In the context of quantum statistical mechanics for a system in the canonical ensemble, one extremizes the so-called von-Neumann entropy
$$
  S_\mathrm{vn}(\rho) = -k\,\mathrm{tr}(\rho\ln\rho)
$$
subject to the constraint that the ensemble average energy has some fixed value $E$;
$$
  \mathrm{tr}(\rho H) = E
$$
Here $\rho$ denotes the density operator of the system, and $H$ is its Hamiltonian.  This constraint is, in fact, one way of defining the canonical ensemble.  This is a constrained optimization problem that can be solved using the method of Lagrange multipliers.  The result is that the density operator of the system is.
$$
  \rho = \frac{1}{Z}e^{-\beta H}, \qquad Z = \mathrm{tr}(e^{-\beta H})
$$
where $\beta$ is the Lagrange multiplier corrsponding to the constraint of fixed ensemble average energy.  

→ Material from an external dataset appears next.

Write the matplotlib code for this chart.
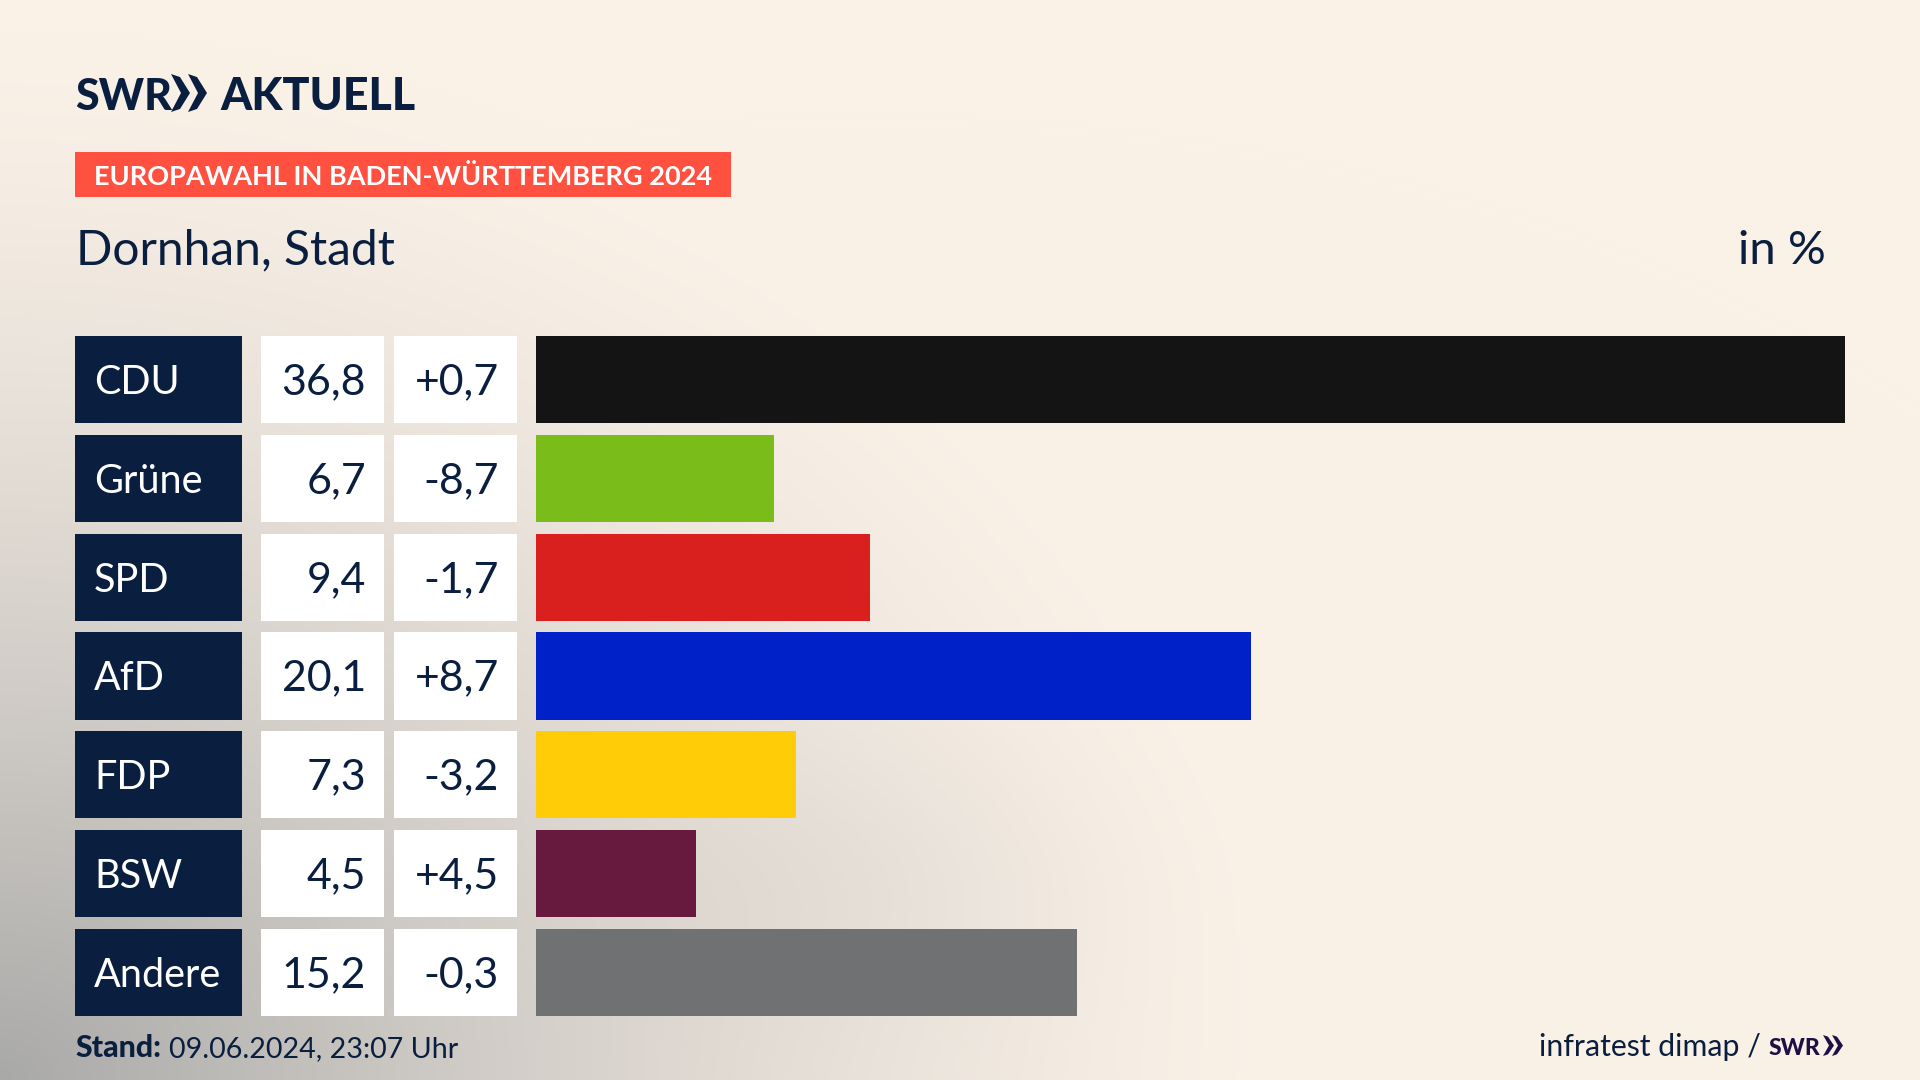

Important Digression.  If you use the derivation above, it's not at all clear a priori why the multiplier $\beta$ is inverse temperature.  The multiplier $\beta$ can be identified with inverse temperature using the following argument.  Notice that for $\rho$ of the canonical ensemble, we have
\begin{align}
  S_\mathrm{vn}(\rho) 
&= -k\mathrm{tr}\left(\rho\ln \frac{e^{-\beta H}}{Z}\right)\\
&= -k\mathrm{tr}\left(\rho(\ln e^{-\beta H}-\ln Z)\right)\\
&=k\mathrm{tr}\left(\rho(\beta H+\ln Z)\right)\\
&= k(\beta \mathrm{tr}(\rho H) + \ln Z)\\
&= k(\beta E + \ln Z)
\end{align}
Now, notice that the Lagrange multiplier is actually a function of $E$, the constrained value of the ensemble average of $H$, so we have
$$
  \frac{\partial S_\mathrm{vn}}{\partial E} =  k\left(\beta ' E + \beta + \frac{1}{Z}\frac{\partial Z}{\partial E}\right)
$$
where $\beta'$ denotes the derivative of $\beta$ with respect to $E$, but
\begin{align}
  \frac{1}{Z}\frac{\partial Z}{\partial E} 
&= \frac{1}{Z}\frac{\partial}{\partial E} \mathrm{tr}(e^{-\beta H})
= \mathrm{tr}(-\beta'He^{-\beta H}/Z)
= -\beta'\mathrm{tr}(\rho H)
= -\beta' E
\end{align}
so that putting this all together, we get
$$
  \frac{\partial S_\mathrm{vn}}{\partial E} = k\beta
$$
on the other hand, recall that the thermodynamic temperature satisfies
$$
  \frac{1}{T} = \frac{\partial S}{\partial E}
$$
so that if we identify the von-Neumann entropy with the thermodynamic entropy ($S = S_\mathrm{vn}$) gives
$$
  \beta = \frac{1}{kT}
$$
as desired.
A: In canonical ensemble, you have a heat reservoir ($L$) and the observed system ($l$).
The total energy is $E_{tot} = E_L +E_l$, and is a constant because the total system $(L+ l)$ is isolated.
The probability $p_l$ of finding the observed system in a microscopic state of energy $E_l$ is equal to the probability of finding the heat reservoir in a microscopic state of energy $E_L$, that is : 
$$p_l = \frac{\Omega_L(E_L)}{\Omega_{TOT}}$$
where $\Omega_L(E_L)$ is the number of microscopic states for the heat reservoir, and $\Omega_{TOT}$  is the number of microscopic states for the total system  $(L+ l)$.
Now, by definition the entropy $S_L(E_L) = k \ln \Omega_L(E_L)$.
Because $E_l = (E_{TOT} - E_L) << {E_{TOT}}$, we can write : 
$S_L(E_L) = S_L(E_{TOT}) + (E_L - E_{TOT} ) \frac{\partial S}{\partial E}$
By definition of the temperature, we have : $\frac{\partial S}{\partial E} = \frac{1}{T}$
So : $S_L(E_L) = S_L(E_{TOT}) + (E_L - E_{TOT} ) \frac{1}{T} = S_L(E_{TOT})  -  \large \frac{E_l}{T}$
So we have  : 
$$ln (p_l) = ln (\Omega_L(E_L)) - ln (\Omega_{TOT}) = \frac{S_L(E_L)}{k} - ln (\Omega_{TOT})$$
That is : 
$$ln (p_l) =  \frac{ - E_l}{k T}  + \frac{S_L(E_{TOT})}{k}- ln (\Omega_{TOT})$$
The last two terms are constant, so we could write, taking the exponential : 
$$p_l = A e^{\large \frac{ \large - E_l}{k T}}$$